Exercise instructions:
Without including any images, repeat the data exactly.

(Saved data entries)

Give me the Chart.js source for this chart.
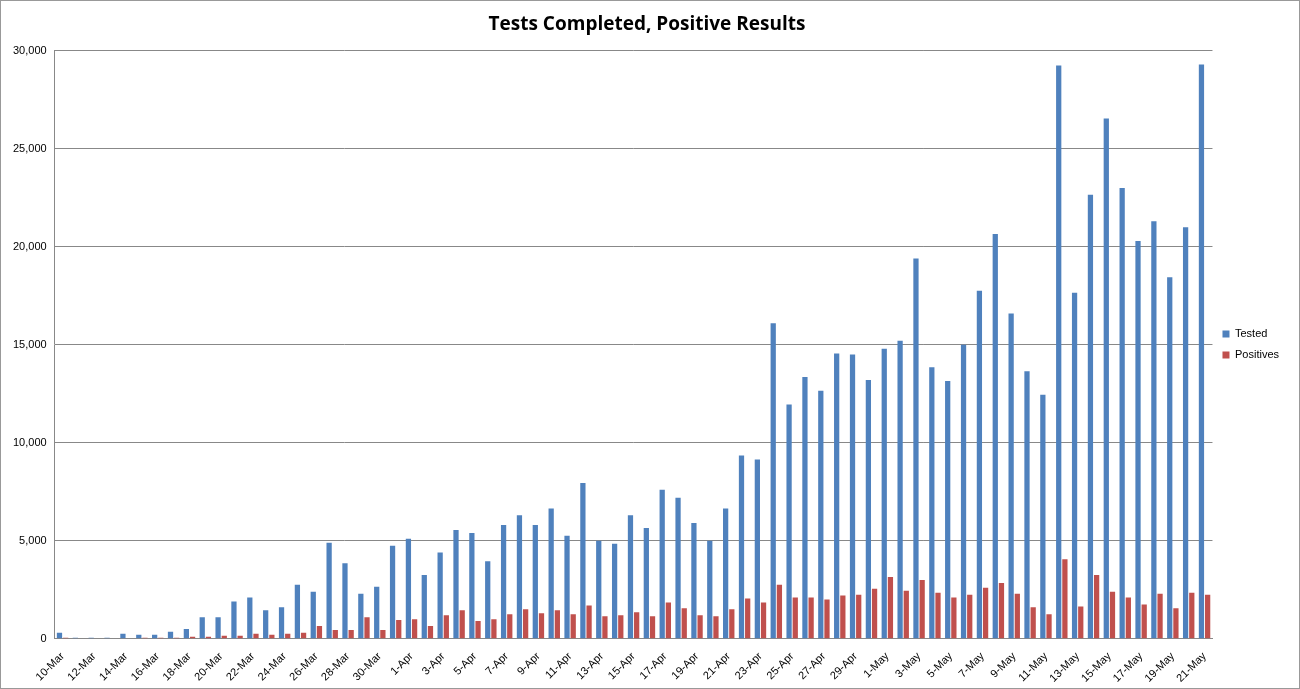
<!DOCTYPE html>
<html><head><meta charset="utf-8">
<script src="https://cdn.jsdelivr.net/npm/chart.js@4"></script>
<style>html,body{margin:0;padding:0;background:#fff}#w{width:1298px;height:687px;border:1px solid #999;position:relative}</style>
</head><body><div id="w"><canvas id="c"></canvas></div>
<script>
const categories=["10-Mar","11-Mar","12-Mar","13-Mar","14-Mar","15-Mar","16-Mar","17-Mar","18-Mar","19-Mar","20-Mar","21-Mar","22-Mar","23-Mar","24-Mar","25-Mar","26-Mar","27-Mar","28-Mar","29-Mar","30-Mar","31-Mar",
"1-Apr","2-Apr","3-Apr","4-Apr","5-Apr","6-Apr","7-Apr","8-Apr","9-Apr","10-Apr","11-Apr","12-Apr","13-Apr","14-Apr","15-Apr","16-Apr","17-Apr","18-Apr","19-Apr","20-Apr","21-Apr","22-Apr","23-Apr","24-Apr","25-Apr","26-Apr","27-Apr","28-Apr","29-Apr","30-Apr",
"1-May","2-May","3-May","4-May","5-May","6-May","7-May","8-May","9-May","10-May","11-May","12-May","13-May","14-May","15-May","16-May","17-May","18-May","19-May","20-May","21-May"];
const tested=[300,50,50,50,250,200,200,350,500,1100,1100,1900,2100,1450,1600,2750,2400,4900,3850,2300,2650,4750,
5100,3250,4400,5550,5400,3950,5800,6300,5800,6650,5250,7950,5000,4850,6300,5650,7600,7200,5900,5000,6650,9350,9150,16100,11950,13350,12650,14550,14500,13200,
14800,15200,19400,13850,13150,15000,17750,20650,16600,13650,12450,29250,17650,22650,26550,23000,20300,21300,18450,21000,29300];
const positives=[50,30,30,30,30,50,50,50,100,100,150,150,250,200,250,300,650,450,450,1100,450,950,
1000,650,1200,1450,900,1000,1250,1500,1300,1450,1250,1700,1150,1200,1350,1150,1850,1550,1200,1150,1500,2050,1850,2750,2100,2100,2000,2200,2250,2550,
3150,2450,3000,2350,2100,2250,2600,2850,2300,1600,1250,4050,1650,3250,2400,2100,1750,2300,1550,2350,2250];
const yTicks=[0,5000,10000,15000,20000,25000,30000];
new Chart(document.getElementById('c'),{
type:'bar',
data:{labels:categories,datasets:[
{label:'Tested',data:tested,backgroundColor:'#4f81bd',barPercentage:0.85,categoryPercentage:0.78},
{label:'Positives',data:positives,backgroundColor:'#c0504d',barPercentage:0.85,categoryPercentage:0.78}]},
options:{responsive:true,maintainAspectRatio:false,animation:false,
layout:{padding:{left:4,right:10,top:0,bottom:0}},
plugins:{title:{display:true,text:'Tests Completed, Positive Results',font:{family:'"Open Sans", "Liberation Sans", sans-serif',size:19,weight:'bold'},color:'#000',padding:{top:12,bottom:15}},
legend:{position:'right',labels:{boxWidth:7,boxHeight:7,font:{family:'"Liberation Sans", sans-serif',size:11},color:'#000',padding:10}},
tooltip:{enabled:false}},
scales:{
x:{grid:{display:false},border:{color:'#888'},ticks:{autoSkip:false,maxRotation:45,minRotation:45,color:'#000',font:{family:'"Liberation Sans", sans-serif',size:11},
callback:function(v,i){return i%2===0?categories[i]:'';}}},
y:{min:0,max:30000,afterBuildTicks:a=>{a.ticks=yTicks.map(v=>({value:v}));},grid:{color:'#888',drawTicks:false},border:{color:'#888'},
ticks:{color:'#000',padding:8,font:{family:'"Liberation Sans", sans-serif',size:11}}}}}
});
</script></body></html>
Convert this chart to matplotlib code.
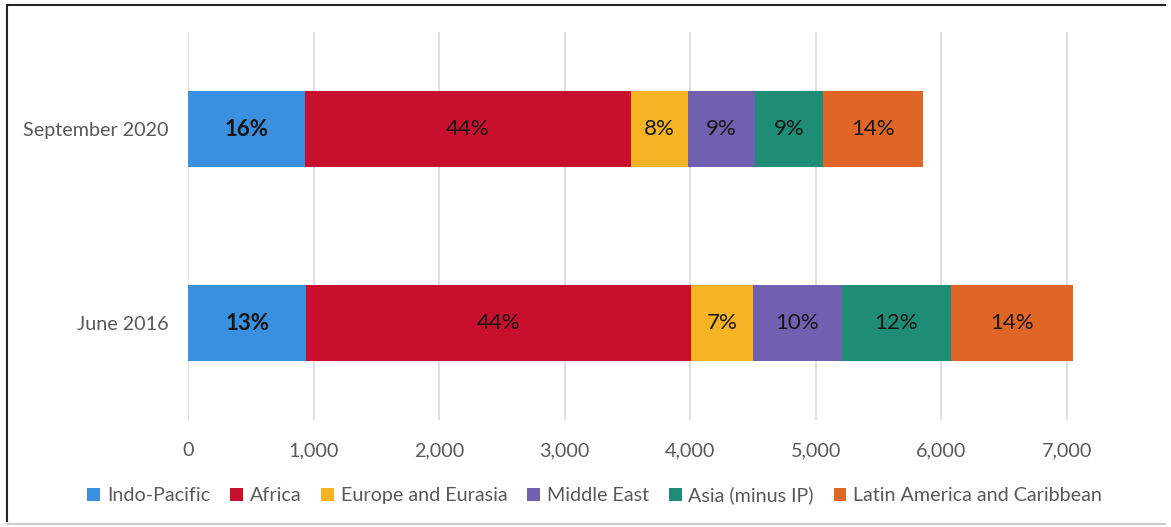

Solution for this problem:
Give me the Chart.js source for this chart.
<!DOCTYPE html>
<html><head><meta charset="utf-8">
<script src="https://cdn.jsdelivr.net/npm/chart.js@4"></script>
<style>html,body{margin:0;padding:0;background:#fff}#w{width:1298px;height:687px;border:1px solid #999;position:relative}</style>
</head><body><div id="w"><canvas id="c"></canvas></div>
<script>
const categories=["10-Mar","11-Mar","12-Mar","13-Mar","14-Mar","15-Mar","16-Mar","17-Mar","18-Mar","19-Mar","20-Mar","21-Mar","22-Mar","23-Mar","24-Mar","25-Mar","26-Mar","27-Mar","28-Mar","29-Mar","30-Mar","31-Mar",
"1-Apr","2-Apr","3-Apr","4-Apr","5-Apr","6-Apr","7-Apr","8-Apr","9-Apr","10-Apr","11-Apr","12-Apr","13-Apr","14-Apr","15-Apr","16-Apr","17-Apr","18-Apr","19-Apr","20-Apr","21-Apr","22-Apr","23-Apr","24-Apr","25-Apr","26-Apr","27-Apr","28-Apr","29-Apr","30-Apr",
"1-May","2-May","3-May","4-May","5-May","6-May","7-May","8-May","9-May","10-May","11-May","12-May","13-May","14-May","15-May","16-May","17-May","18-May","19-May","20-May","21-May"];
const tested=[300,50,50,50,250,200,200,350,500,1100,1100,1900,2100,1450,1600,2750,2400,4900,3850,2300,2650,4750,
5100,3250,4400,5550,5400,3950,5800,6300,5800,6650,5250,7950,5000,4850,6300,5650,7600,7200,5900,5000,6650,9350,9150,16100,11950,13350,12650,14550,14500,13200,
14800,15200,19400,13850,13150,15000,17750,20650,16600,13650,12450,29250,17650,22650,26550,23000,20300,21300,18450,21000,29300];
const positives=[50,30,30,30,30,50,50,50,100,100,150,150,250,200,250,300,650,450,450,1100,450,950,
1000,650,1200,1450,900,1000,1250,1500,1300,1450,1250,1700,1150,1200,1350,1150,1850,1550,1200,1150,1500,2050,1850,2750,2100,2100,2000,2200,2250,2550,
3150,2450,3000,2350,2100,2250,2600,2850,2300,1600,1250,4050,1650,3250,2400,2100,1750,2300,1550,2350,2250];
const yTicks=[0,5000,10000,15000,20000,25000,30000];
new Chart(document.getElementById('c'),{
type:'bar',
data:{labels:categories,datasets:[
{label:'Tested',data:tested,backgroundColor:'#4f81bd',barPercentage:0.85,categoryPercentage:0.78},
{label:'Positives',data:positives,backgroundColor:'#c0504d',barPercentage:0.85,categoryPercentage:0.78}]},
options:{responsive:true,maintainAspectRatio:false,animation:false,
layout:{padding:{left:4,right:10,top:0,bottom:0}},
plugins:{title:{display:true,text:'Tests Completed, Positive Results',font:{family:'"Open Sans", "Liberation Sans", sans-serif',size:19,weight:'bold'},color:'#000',padding:{top:12,bottom:15}},
legend:{position:'right',labels:{boxWidth:7,boxHeight:7,font:{family:'"Liberation Sans", sans-serif',size:11},color:'#000',padding:10}},
tooltip:{enabled:false}},
scales:{
x:{grid:{display:false},border:{color:'#888'},ticks:{autoSkip:false,maxRotation:45,minRotation:45,color:'#000',font:{family:'"Liberation Sans", sans-serif',size:11},
callback:function(v,i){return i%2===0?categories[i]:'';}}},
y:{min:0,max:30000,afterBuildTicks:a=>{a.ticks=yTicks.map(v=>({value:v}));},grid:{color:'#888',drawTicks:false},border:{color:'#888'},
ticks:{color:'#000',padding:8,font:{family:'"Liberation Sans", sans-serif',size:11}}}}}
});
</script></body></html>
Convert this chart to matplotlib code.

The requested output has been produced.